What would a “haunted” home be without a spooky jack-o’-lantern lighting the way for trick-or-treaters on Halloween night? Come October, pumpkins of all shapes and sizes can be seen sporting traditional spooky faces. And not only faces – many clever carvers whittle designs of all kinds into the vegetable’s skin, from cartoon characters to landscapes to political candidates.
But how did the tradition of carving pumpkins start in the first place? Creating lanterns from vegetables was a practice in Britain and Ireland long before pumpkins became a Halloween emblem, but the legend of the jack-o’-lantern has its roots both in Irish folklore and a strange, natural occurrence.
The term “jack-o’-lantern” was once used to describe the ghostly lights that would sometimes appear over bogs at nightfall. Some scientists theorize that the phenomenon is caused by the oxidation of gases created by decaying plants, but local folk tales offer many more fanciful explanations. One version tells the story of Jack, a lazy drunkard who managed to trap the devil in a tree, refusing to let him go until he’d extracted a promise from him never to claim Jack’s soul.

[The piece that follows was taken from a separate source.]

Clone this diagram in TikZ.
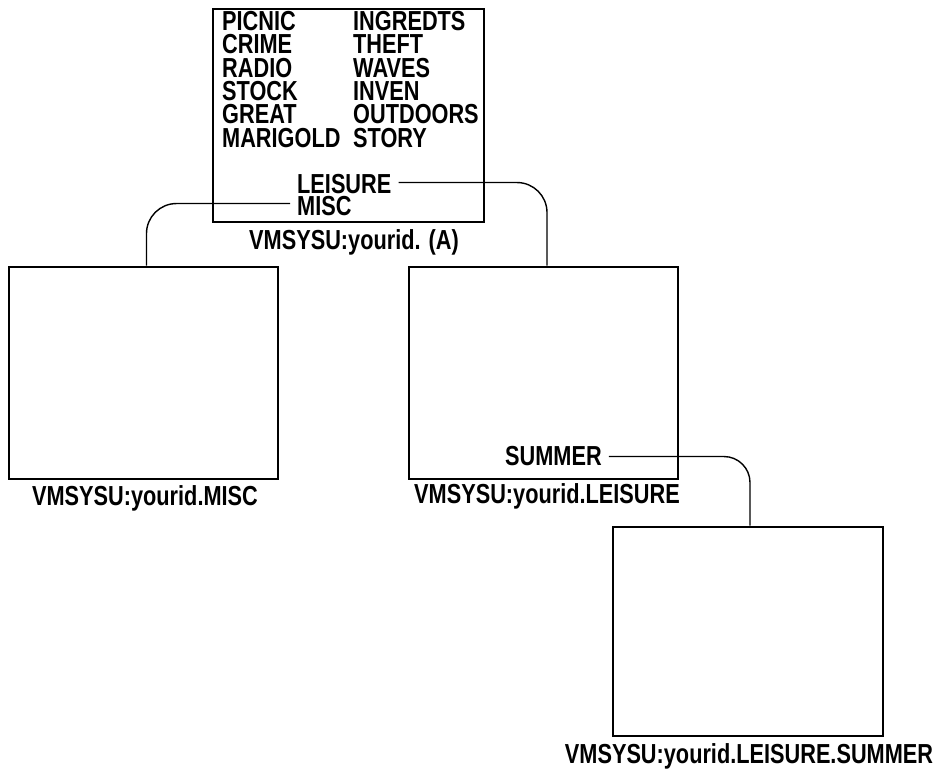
\documentclass[tikz,border=0pt]{standalone}
\usepackage{fontspec}
\newfontfamily\nar[FakeStretch=0.79]{Liberation Sans}
\begin{document}
\begin{tikzpicture}[x=1pt,y=-1pt,
  panel/.style={draw=black,line width=2.6pt,fill=none},
  txt/.style={inner sep=0pt,font=\nar\bfseries\fontsize{27.5}{27.5}\selectfont,text=black},
  link/.style={draw=black,line width=1.4pt,rounded corners=30pt}]
\useasboundingbox (0,0) rectangle (934,773);
% boxes
\draw[panel] (213,9) rectangle (484,222);
\node[inner sep=0pt,minimum width=269pt,minimum height=212pt,draw,line width=2.6pt] (boxM) at (143.5,373) {};
\node[inner sep=0pt,minimum width=269pt,minimum height=212pt,draw,line width=2.6pt] (boxL) at (543.5,373) {};
\node[inner sep=0pt,minimum width=270pt,minimum height=209pt,draw,line width=2.6pt] (boxS) at (748,631.5) {};
% list in top box
\foreach \a/\b/\y [count=\i] in {PICNIC/INGREDTS/30.5,CRIME/THEFT/53.8,RADIO/WAVES/77.1,STOCK/INVEN/100.4,GREAT/OUTDOORS/123.7,MARIGOLD/STORY/147}{
  \node[txt,anchor=base west] (la\i) at (222,\y) {\a};
  \node[txt,anchor=base west] (lb\i) at (353,\y) {\b};
}
\node[txt,anchor=base west] (leis) at (297,193) {LEISURE};
\node[txt,anchor=base west] (misc) at (297,215) {MISC};
\node[txt,anchor=base west] (summ) at (505,465) {SUMMER};
% labels
\node[txt,anchor=base] (labA) at (354,249) {VMSYSU:yourid. (A)};
\node[txt,anchor=base] (labM) at (145,505) {VMSYSU:yourid.MISC};
\node[txt,anchor=base] (labL) at (547,503) {VMSYSU:yourid.LEISURE};
\node[txt,anchor=base] (labS) at (749,763) {VMSYSU:yourid.LEISURE.SUMMER};
% connectors
\draw[link] ([xshift=7pt,yshift=1pt]leis.east) -| ([xshift=3.5pt]boxL.north);
\draw[link] ([xshift=-7pt,yshift=2pt]misc.west) -| ([xshift=3pt]boxM.north);
\draw[link,rounded corners=26pt] ([xshift=7pt,yshift=-1pt]summ.east) -| ([xshift=2pt]boxS.north);
\end{tikzpicture}
\end{document}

After he died, Jack found he wasn’t welcome in heaven. But he wanted to go somewhere, so he appealed to the devil. Unsympathetic, the devil also turned him away – but not before giving Jack an eternally burning flame from hell’s own fires to light his way. Jack ensconced the flame in a makeshift lantern carved from a turnip, and from that night on he became known as “Jack of the Lantern” – or, “Jack-o’-lantern.” Legend has it that his lonely soul has traveled the world ever since, looking for a place to rest, and that his light is the one seen haunting the bogs at night.
Eventually, jack-o’-lanterns came to be associated with harvest time, and Irish children began carving faces into turnips and potatoes, using them to decorate their homes on All Hallow’s Eve. The custom accompanied Irish immigrants to America, but as pumpkins were both easier to carve and more readily available in the United States, they eventually replaced the traditional turnip.
Whether you carve it yourself or buy one pre-made, enjoy your Halloween pumpkin!